Transcribe all of the data exactly. Omit the pictures.

_AVAILABLE DATA_.
# # # # #

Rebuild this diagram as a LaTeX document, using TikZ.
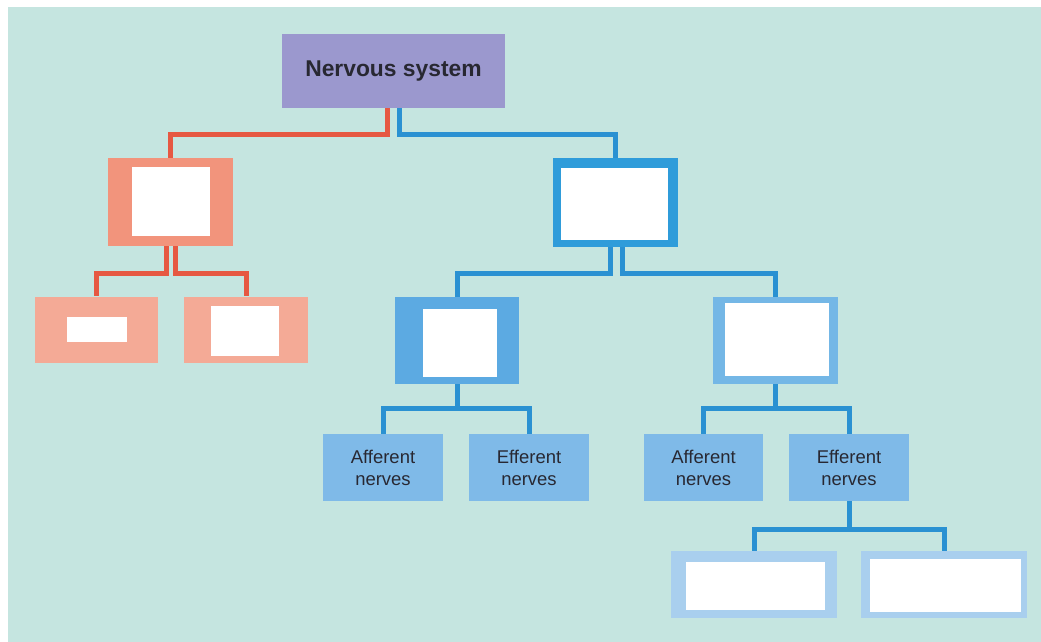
\documentclass[tikz,border=0pt]{standalone}
\usepackage{fontspec}
\setmainfont{Liberation Sans}
\usepackage{tikz}
\usetikzlibrary{calc}

\definecolor{bgteal}{RGB}{197,229,224}
\definecolor{rootpurple}{RGB}{155,152,206}
\definecolor{linered}{RGB}{230,88,66}
\definecolor{cnsred}{RGB}{242,148,124}
\definecolor{lowred}{RGB}{244,170,150}
\definecolor{lineblue}{RGB}{42,145,210}
\definecolor{pnsblue}{RGB}{47,156,218}
\definecolor{midblue}{RGB}{92,170,226}
\definecolor{nerveblue}{RGB}{127,186,232}
\definecolor{paleblue}{RGB}{169,207,238}
\definecolor{textgray}{RGB}{40,40,50}

\tikzset{
  box/.style={inner sep=0pt, draw=none},
  hole/.style={fill=white, inner sep=0pt, draw=none},
  nerve/.style={box, fill=nerveblue, minimum width=2.4cm, minimum height=1.34cm,
    align=center, text=textgray, font=\fontsize{10.5}{12.5}\selectfont},
  redline/.style={draw=linered, line width=0.1cm},
  blueline/.style={draw=lineblue, line width=0.1cm}
}

\begin{document}
\begin{tikzpicture}[x=0.02cm, y=-0.02cm]
    \useasboundingbox (0,0) rectangle (1041,642);
    \fill[bgteal] (8,7) rectangle (1041,642);

    % top
    \node[box, fill=rootpurple, minimum width=4.46cm, minimum height=1.48cm,
      text=textgray, font=\fontsize{13}{15}\selectfont\bfseries] (root) at (393.5,71) {Nervous system};

    % red side
    \node[box, fill=cnsred, minimum width=2.5cm, minimum height=1.76cm] (cns) at (170.5,202) {};
    \node[hole, minimum width=1.56cm, minimum height=1.38cm] (cnsin) at (171,201.5) {};
    \node[box, fill=lowred, minimum width=2.48cm, minimum height=1.34cm] (brain) at (96.5,330) {};
    \node[hole, minimum width=1.2cm, minimum height=0.5cm] (brainin) at (97,329.5) {};
    \node[box, fill=lowred, minimum width=2.5cm, minimum height=1.34cm] (cord) at (246,330) {};
    \node[hole, minimum width=1.36cm, minimum height=1.0cm] (cordin) at (245,331) {};

    % blue side
    \node[box, fill=pnsblue, minimum width=2.5cm, minimum height=1.78cm] (pns) at (615.5,202.5) {};
    \node[hole, minimum width=2.16cm, minimum height=1.44cm] (pnsin) at (614.5,204) {};
    \node[box, fill=midblue, minimum width=2.48cm, minimum height=1.74cm] (som) at (457,340.5) {};
    \node[hole, minimum width=1.48cm, minimum height=1.36cm] (somin) at (460,343) {};
    \node[box, fill=midblue!85!white, minimum width=2.5cm, minimum height=1.74cm] (aut) at (775.5,340.5) {};
    \node[hole, minimum width=2.08cm, minimum height=1.46cm] (autin) at (777,339.5) {};

    \node[nerve] (aff1) at (383,467.5) {Afferent\\nerves};
    \node[nerve] (eff1) at (529,467.5) {Efferent\\nerves};
    \node[nerve] (aff2) at (703.5,467.5) {Afferent\\nerves};
    \node[nerve] (eff2) at (849,467.5) {Efferent\\nerves};

    \node[box, fill=paleblue, minimum width=3.32cm, minimum height=1.34cm] (mot1) at (754,584.5) {};
    \node[hole, minimum width=2.78cm, minimum height=0.96cm] (mot1in) at (755.5,586) {};
    \node[box, fill=paleblue, minimum width=3.32cm, minimum height=1.34cm] (mot2) at (944,584.5) {};
    \node[hole, minimum width=3.02cm, minimum height=1.06cm] (mot2in) at (945.5,585.5) {};

    % connectors
    \draw[redline] ([xshift=-0.13cm]root.south) -- ++(0,26.5) -| (cns.north);
    \draw[blueline] ([xshift=0.12cm]root.south) -- ++(0,26.5) -| (pns.north);

    \draw[redline] ([xshift=-0.09cm]cns.south) -- ++(0,27) -| (brain.north);
    \draw[redline] ([xshift=0.1cm]cns.south) -- ++(0,27) -| (cord.north);

    \draw[blueline] ([xshift=-0.11cm]pns.south) -- ++(0,26.5) -| (som.north);
    \draw[blueline] ([xshift=0.13cm]pns.south) -- ++(0,26.5) -| (aut.north);

    \draw[blueline] (som.south) -- ++(0,24.5) coordinate (somj);
    \draw[blueline] (aff1.north) |- (somj) -| (eff1.north);
    \draw[blueline] (aut.south) -- ++(0,24.5) coordinate (autj);
    \draw[blueline] (aff2.north) |- (autj) -| (eff2.north);
    \draw[blueline] (eff2.south) -- ++(0,28.5) coordinate (effj);
    \draw[blueline] (mot1.north) |- (effj) -| (mot2.north);
\end{tikzpicture}
\end{document}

# # # # #

_SOLUTION TO THIS EXERCISE_.
Rebuild this diagram as a LaTeX document, using TikZ.
\documentclass[tikz,border=0pt]{standalone}
\usepackage{fontspec}
\setmainfont{Liberation Sans}
\usepackage{tikz}
\usetikzlibrary{calc}

\definecolor{bgteal}{RGB}{197,229,224}
\definecolor{rootpurple}{RGB}{155,152,206}
\definecolor{linered}{RGB}{230,88,66}
\definecolor{cnsred}{RGB}{242,148,124}
\definecolor{lowred}{RGB}{244,170,150}
\definecolor{lineblue}{RGB}{42,145,210}
\definecolor{pnsblue}{RGB}{47,156,218}
\definecolor{midblue}{RGB}{92,170,226}
\definecolor{nerveblue}{RGB}{127,186,232}
\definecolor{paleblue}{RGB}{169,207,238}
\definecolor{textgray}{RGB}{40,40,50}

\tikzset{
  box/.style={inner sep=0pt, draw=none},
  hole/.style={fill=white, inner sep=0pt, draw=none},
  nerve/.style={box, fill=nerveblue, minimum width=2.4cm, minimum height=1.34cm,
    align=center, text=textgray, font=\fontsize{10.5}{12.5}\selectfont},
  redline/.style={draw=linered, line width=0.1cm},
  blueline/.style={draw=lineblue, line width=0.1cm}
}

\begin{document}
\begin{tikzpicture}[x=0.02cm, y=-0.02cm]
    \useasboundingbox (0,0) rectangle (1041,642);
    \fill[bgteal] (8,7) rectangle (1041,642);

    % top
    \node[box, fill=rootpurple, minimum width=4.46cm, minimum height=1.48cm,
      text=textgray, font=\fontsize{13}{15}\selectfont\bfseries] (root) at (393.5,71) {Nervous system};

    % red side
    \node[box, fill=cnsred, minimum width=2.5cm, minimum height=1.76cm] (cns) at (170.5,202) {};
    \node[hole, minimum width=1.56cm, minimum height=1.38cm] (cnsin) at (171,201.5) {};
    \node[box, fill=lowred, minimum width=2.48cm, minimum height=1.34cm] (brain) at (96.5,330) {};
    \node[hole, minimum width=1.2cm, minimum height=0.5cm] (brainin) at (97,329.5) {};
    \node[box, fill=lowred, minimum width=2.5cm, minimum height=1.34cm] (cord) at (246,330) {};
    \node[hole, minimum width=1.36cm, minimum height=1.0cm] (cordin) at (245,331) {};

    % blue side
    \node[box, fill=pnsblue, minimum width=2.5cm, minimum height=1.78cm] (pns) at (615.5,202.5) {};
    \node[hole, minimum width=2.16cm, minimum height=1.44cm] (pnsin) at (614.5,204) {};
    \node[box, fill=midblue, minimum width=2.48cm, minimum height=1.74cm] (som) at (457,340.5) {};
    \node[hole, minimum width=1.48cm, minimum height=1.36cm] (somin) at (460,343) {};
    \node[box, fill=midblue!85!white, minimum width=2.5cm, minimum height=1.74cm] (aut) at (775.5,340.5) {};
    \node[hole, minimum width=2.08cm, minimum height=1.46cm] (autin) at (777,339.5) {};

    \node[nerve] (aff1) at (383,467.5) {Afferent\\nerves};
    \node[nerve] (eff1) at (529,467.5) {Efferent\\nerves};
    \node[nerve] (aff2) at (703.5,467.5) {Afferent\\nerves};
    \node[nerve] (eff2) at (849,467.5) {Efferent\\nerves};

    \node[box, fill=paleblue, minimum width=3.32cm, minimum height=1.34cm] (mot1) at (754,584.5) {};
    \node[hole, minimum width=2.78cm, minimum height=0.96cm] (mot1in) at (755.5,586) {};
    \node[box, fill=paleblue, minimum width=3.32cm, minimum height=1.34cm] (mot2) at (944,584.5) {};
    \node[hole, minimum width=3.02cm, minimum height=1.06cm] (mot2in) at (945.5,585.5) {};

    % connectors
    \draw[redline] ([xshift=-0.13cm]root.south) -- ++(0,26.5) -| (cns.north);
    \draw[blueline] ([xshift=0.12cm]root.south) -- ++(0,26.5) -| (pns.north);

    \draw[redline] ([xshift=-0.09cm]cns.south) -- ++(0,27) -| (brain.north);
    \draw[redline] ([xshift=0.1cm]cns.south) -- ++(0,27) -| (cord.north);

    \draw[blueline] ([xshift=-0.11cm]pns.south) -- ++(0,26.5) -| (som.north);
    \draw[blueline] ([xshift=0.13cm]pns.south) -- ++(0,26.5) -| (aut.north);

    \draw[blueline] (som.south) -- ++(0,24.5) coordinate (somj);
    \draw[blueline] (aff1.north) |- (somj) -| (eff1.north);
    \draw[blueline] (aut.south) -- ++(0,24.5) coordinate (autj);
    \draw[blueline] (aff2.north) |- (autj) -| (eff2.north);
    \draw[blueline] (eff2.south) -- ++(0,28.5) coordinate (effj);
    \draw[blueline] (mot1.north) |- (effj) -| (mot2.north);
\end{tikzpicture}
\end{document}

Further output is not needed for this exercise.